DATASET ROWS |
• • • •
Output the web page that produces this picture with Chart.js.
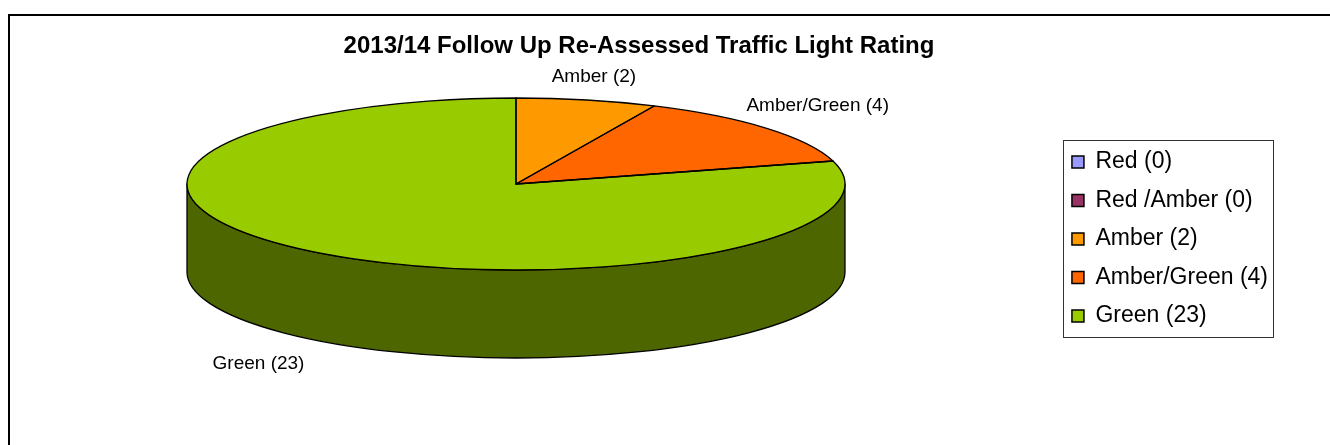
<!DOCTYPE html>
<html>
<head>
<meta charset="utf-8">
<script src="https://cdn.jsdelivr.net/npm/chart.js@4.4.1/dist/chart.umd.min.js"></script>
<style>
  html, body { margin: 0; padding: 0; background: #ffffff; overflow: hidden; }
  #wrap { width: 1330px; height: 445px; position: relative; }
  canvas { display: block; }
</style>
</head>
<body>
<div id="wrap"><canvas id="c" width="1330" height="445"></canvas></div>
<script>
// ---- data ----
const categories = ['Red', 'Red /Amber', 'Amber', 'Amber/Green', 'Green'];
const counts = [0, 0, 2, 4, 23];
const titleText = '2013/14 Follow Up Re-Assessed Traffic Light Rating';
const sliceLabels = categories.map((c, i) => c + ' (' + counts[i] + ')');

// ---- style ----
const palette = ['#9999FF', '#993366', '#FF9900', '#FF6600', '#99CC00'];
const FONT = "'Liberation Sans', Arial, Helvetica, sans-serif";
const view3d = { cx: 516, cy: 184, rx: 329, ry: 86, depth: 88, labelGap: 23, labelPush: 80, labelShift: -10, labelFont: 19 };

function shade(hex, f) {
  const n = parseInt(hex.slice(1), 16);
  const r = Math.round(((n >> 16) & 255) * f), g = Math.round(((n >> 8) & 255) * f), b = Math.round((n & 255) * f);
  return 'rgb(' + r + ',' + g + ',' + b + ')';
}

const pie3d = {
  id: 'pie3d',
  beforeDraw(chart) {
    const ctx = chart.ctx;
    ctx.save();
    ctx.strokeStyle = '#000';
    ctx.lineWidth = 2;
    ctx.strokeRect(9, 15, 1400, 500);
    ctx.restore();
  },
  beforeDatasetsDraw(chart) {
    const ctx = chart.ctx;
    const meta = chart.getDatasetMeta(0);
    const V = view3d;
    // side walls (front half only)
    ctx.save();
    meta.data.forEach((arc, i) => {
      const p = arc.getProps(['startAngle', 'endAngle', 'circumference'], true);
      if (!(p.circumference > 0)) return;
      for (let k = -2; k <= 1; k++) {
        const a = Math.max(p.startAngle + k * 2 * Math.PI, 0);
        const b = Math.min(p.endAngle + k * 2 * Math.PI, Math.PI);
        if (b <= a) continue;
        ctx.beginPath();
        ctx.ellipse(V.cx, V.cy, V.rx, V.ry, 0, a, b, false);
        ctx.lineTo(V.cx + V.rx * Math.cos(b), V.cy + V.ry * Math.sin(b) + V.depth);
        ctx.ellipse(V.cx, V.cy + V.depth, V.rx, V.ry, 0, b, a, true);
        ctx.closePath();
        ctx.fillStyle = shade(palette[i], 0.5);
        ctx.fill();
        ctx.lineWidth = 1.3;
        ctx.strokeStyle = '#000';
        ctx.lineJoin = 'round';
        ctx.stroke();
      }
    });
    ctx.restore();
    // map the library's circular pie onto the tilted ellipse
    const first = meta.data[0].getProps(['x', 'y', 'outerRadius'], true);
    ctx.save();
    ctx.translate(V.cx, V.cy);
    ctx.scale(V.rx / first.outerRadius, V.ry / first.outerRadius);
    ctx.translate(-first.x, -first.y);
  },
  afterDatasetsDraw(chart) {
    const ctx = chart.ctx;
    ctx.restore();
    const meta = chart.getDatasetMeta(0);
    const V = view3d;
    ctx.save();
    ctx.lineWidth = 1.3;
    ctx.strokeStyle = '#000';
    ctx.lineJoin = 'round';
    meta.data.forEach((arc) => {
      const p = arc.getProps(['startAngle', 'endAngle', 'circumference'], true);
      if (!(p.circumference > 0)) return;
      ctx.beginPath();
      ctx.moveTo(V.cx, V.cy);
      ctx.ellipse(V.cx, V.cy, V.rx, V.ry, 0, p.startAngle, p.endAngle, false);
      ctx.closePath();
      ctx.stroke();
    });
    // data labels
    ctx.font = V.labelFont + 'px ' + FONT;
    ctx.fillStyle = '#000';
    ctx.textAlign = 'center';
    ctx.textBaseline = 'middle';
    meta.data.forEach((arc, i) => {
      if (!(counts[i] > 0)) return;
      const p = arc.getProps(['startAngle', 'endAngle'], true);
      const mid = (p.startAngle + p.endAngle) / 2;
      const c = Math.cos(mid), s = Math.sin(mid);
      const px = V.cx + V.rx * c;
      const py = V.cy + V.ry * s + (s > 0 ? V.depth : 0);
      ctx.fillText(sliceLabels[i], px + V.labelPush * c + V.labelShift, py + (s > 0 ? 1 : -1) * V.labelGap);
    });
    ctx.restore();
  },
  afterDraw(chart) {
    const lg = chart.legend;
    if (!lg || !lg.legendHitBoxes || !lg.legendHitBoxes.length) return;
    let l = Infinity, t = Infinity, r = -Infinity, b = -Infinity;
    lg.legendHitBoxes.forEach(h => {
      l = Math.min(l, h.left); t = Math.min(t, h.top);
      r = Math.max(r, h.left + h.width); b = Math.max(b, h.top + h.height);
    });
    const ctx = chart.ctx;
    ctx.save();
    ctx.strokeStyle = '#333';
    ctx.lineWidth = 1;
    ctx.strokeRect(Math.round(l - 9) + 0.5, Math.round(t - 10) + 0.5, Math.round(r - l + 14), Math.round(b - t + 20));
    ctx.restore();
  }
};

new Chart(document.getElementById('c'), {
  type: 'pie',
  data: {
    labels: sliceLabels,
    datasets: [{
      data: counts,
      backgroundColor: palette,
      borderWidth: 0,
      clip: false
    }]
  },
  options: {
    responsive: false,
    animation: false,
    events: [],
    layout: { padding: { left: 0, right: 52, top: 0, bottom: 38 } },
    plugins: {
      tooltip: { enabled: false },
      title: {
        display: true,
        text: titleText,
        color: '#000',
        font: { family: FONT, size: 24, weight: 'bold' },
        padding: { top: 32, bottom: 10 }
      },
      legend: {
        display: true,
        position: 'right',
        fullSize: false,
        align: 'center',
        labels: {
          color: '#000',
          font: { family: FONT, size: 23 },
          boxWidth: 12,
          boxHeight: 12,
          padding: 15.5,
          generateLabels(chart) {
            const items = Chart.overrides.doughnut.plugins.legend.labels.generateLabels(chart);
            return items.map(it => Object.assign({}, it, { strokeStyle: '#000', lineWidth: 1.5 }));
          }
        }
      }
    }
  },
  plugins: [pie3d]
});
</script>
</body>
</html>
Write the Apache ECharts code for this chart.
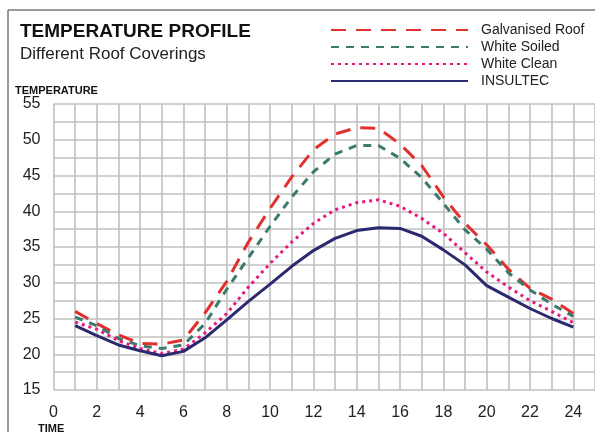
<!DOCTYPE html>
<html>
<head>
<meta charset="utf-8">
<title>Temperature Profile</title>
<script src="https://cdn.jsdelivr.net/npm/echarts@6/dist/echarts.min.js"></script>
<style>
  html, body { margin: 0; padding: 0; background: #fff; }
  #chart { width: 595px; height: 432px; }
</style>
</head>
<body>
<div id="chart"></div>
<script>
  // hour of the day for every reading
  var hours = [1, 2, 3, 4, 5, 6, 7, 8, 9, 10, 11, 12, 13, 14, 15, 16, 17, 18, 19, 20, 21, 22, 23, 24];

  // temperatures
  var galvanised = [26.0, 24.3, 22.7, 21.5, 21.4, 22.0, 25.8, 30.2, 35.7, 40.4, 44.8, 48.6, 50.8, 51.7, 51.6, 49.4, 46.4, 42.0, 38.3, 35.3, 31.9, 29.2, 27.7, 25.7];
  var whiteSoiled = [25.2, 24.0, 22.2, 21.2, 20.8, 21.3, 24.3, 29.1, 33.5, 37.9, 42.0, 45.5, 48.0, 49.2, 49.2, 47.4, 44.7, 41.1, 37.4, 34.7, 31.4, 29.0, 27.0, 25.3];
  var whiteClean = [24.5, 23.5, 21.9, 20.8, 20.1, 20.7, 23.0, 25.7, 29.4, 32.7, 35.7, 38.3, 40.2, 41.2, 41.6, 40.7, 39.0, 36.9, 34.2, 31.5, 29.4, 27.5, 26.0, 24.4];
  var insultec = [24.0, 22.6, 21.3, 20.5, 19.8, 20.4, 22.3, 24.8, 27.4, 29.8, 32.3, 34.5, 36.2, 37.3, 37.7, 37.6, 36.5, 34.6, 32.5, 29.6, 28.0, 26.4, 25.0, 23.8];

  var seriesNames = ['Galvanised Roof', 'White Soiled', 'White Clean', 'INSULTEC'];

  // labelled ticks
  var xTicks = [0, 2, 4, 6, 8, 10, 12, 14, 16, 18, 20, 22, 24];
  var yTicks = [15, 20, 25, 30, 35, 40, 45, 50, 55];

  function pairs(values) {
    return hours.map(function (h, i) { return [h, values[i]]; });
  }

  var font = 'Arial, "Liberation Sans", sans-serif';
  var gridColor = '#c0c0c0';

  var myChart = echarts.init(document.getElementById('chart'), null, {renderer: 'canvas'});

  var option = {
    backgroundColor: '#fff',
    animation: false,
    title: {
      text: 'TEMPERATURE PROFILE',
      subtext: 'Different Roof Coverings',
      left: 15,
      top: 17,
      itemGap: 5,
      textStyle: {fontFamily: font, fontSize: 19, fontWeight: 900, color: '#111'},
      subtextStyle: {fontFamily: font, fontSize: 17, color: '#222'}
    },
    legend: {
      data: seriesNames,
      orient: 'vertical',
      left: 330,
      top: 23,
      itemWidth: 137,
      itemHeight: 10,
      itemGap: 3,
      padding: 0,
      // only the line sample, no marker
      itemStyle: {opacity: 0},
      textStyle: {fontFamily: font, fontSize: 14, color: '#222', padding: [0, 0, 0, 8]}
    },
    graphic: [
      // frame round the figure
      {type: 'line', shape: {x1: 8, y1: 10, x2: 595, y2: 10}, style: {stroke: '#777', lineWidth: 1.5}},
      {type: 'line', shape: {x1: 8, y1: 10, x2: 8, y2: 432}, style: {stroke: '#777', lineWidth: 1.5}},
      {type: 'text', left: 15, top: 85, style: {text: 'TEMPERATURE', fontFamily: font, fontSize: 11, fontWeight: 900, fill: '#111'}},
      {type: 'text', left: 38, top: 423, style: {text: 'TIME', fontFamily: font, fontSize: 11, fontWeight: 900, fill: '#111'}}
    ],
    grid: {
      left: 53.5,
      top: 104,
      width: 543.3,
      height: 286,
      containLabel: false
    },
    xAxis: {
      type: 'value',
      min: 0,
      max: 25,
      interval: 1,
      axisLine: {show: false},
      axisTick: {show: false},
      axisLabel: {
        margin: 15,
        fontFamily: font,
        fontSize: 16,
        color: '#222',
        showMaxLabel: false,
        formatter: function (v) { return xTicks.indexOf(v) >= 0 ? String(v) : ''; }
      },
      splitLine: {show: true, lineStyle: {color: gridColor, width: 1.6}}
    },
    yAxis: {
      type: 'value',
      min: 15,
      max: 55,
      interval: 2.5,
      axisLine: {show: false},
      axisTick: {show: false},
      axisLabel: {
        margin: 13,
        fontFamily: font,
        fontSize: 16,
        color: '#222',
        formatter: function (v) { return yTicks.indexOf(v) >= 0 ? String(v) : ''; }
      },
      splitLine: {show: true, lineStyle: {color: gridColor, width: 1.6}}
    },
    series: [
      {
        name: seriesNames[0],
        type: 'line',
        symbol: 'none',
        data: pairs(galvanised),
        lineStyle: {color: '#e2312d', width: 3, type: [15, 10]},
        itemStyle: {color: '#e2312d'}
      },
      {
        name: seriesNames[1],
        type: 'line',
        symbol: 'none',
        data: pairs(whiteSoiled),
        lineStyle: {color: '#3b7a6d', width: 3, type: [8, 7]},
        itemStyle: {color: '#3b7a6d'}
      },
      {
        name: seriesNames[2],
        type: 'line',
        symbol: 'none',
        data: pairs(whiteClean),
        lineStyle: {color: '#e8187e', width: 3, type: [3, 4]},
        itemStyle: {color: '#e8187e'}
      },
      {
        name: seriesNames[3],
        type: 'line',
        symbol: 'none',
        data: pairs(insultec),
        lineStyle: {color: '#2b2a6f', width: 3},
        itemStyle: {color: '#2b2a6f'}
      }
    ]
  };

  myChart.setOption(option);
</script>
</body>
</html>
• • • •
From the material above, reproduce only what runs from the line holding "Write the Apache ECharts code for this chart." down to the line holding "22, 23, 24];", both included, pictures excluded.

RESULT OF THE TASK |
Write the Apache ECharts code for this chart.
<!DOCTYPE html>
<html>
<head>
<meta charset="utf-8">
<title>Temperature Profile</title>
<script src="https://cdn.jsdelivr.net/npm/echarts@6/dist/echarts.min.js"></script>
<style>
  html, body { margin: 0; padding: 0; background: #fff; }
  #chart { width: 595px; height: 432px; }
</style>
</head>
<body>
<div id="chart"></div>
<script>
  // hour of the day for every reading
  var hours = [1, 2, 3, 4, 5, 6, 7, 8, 9, 10, 11, 12, 13, 14, 15, 16, 17, 18, 19, 20, 21, 22, 23, 24];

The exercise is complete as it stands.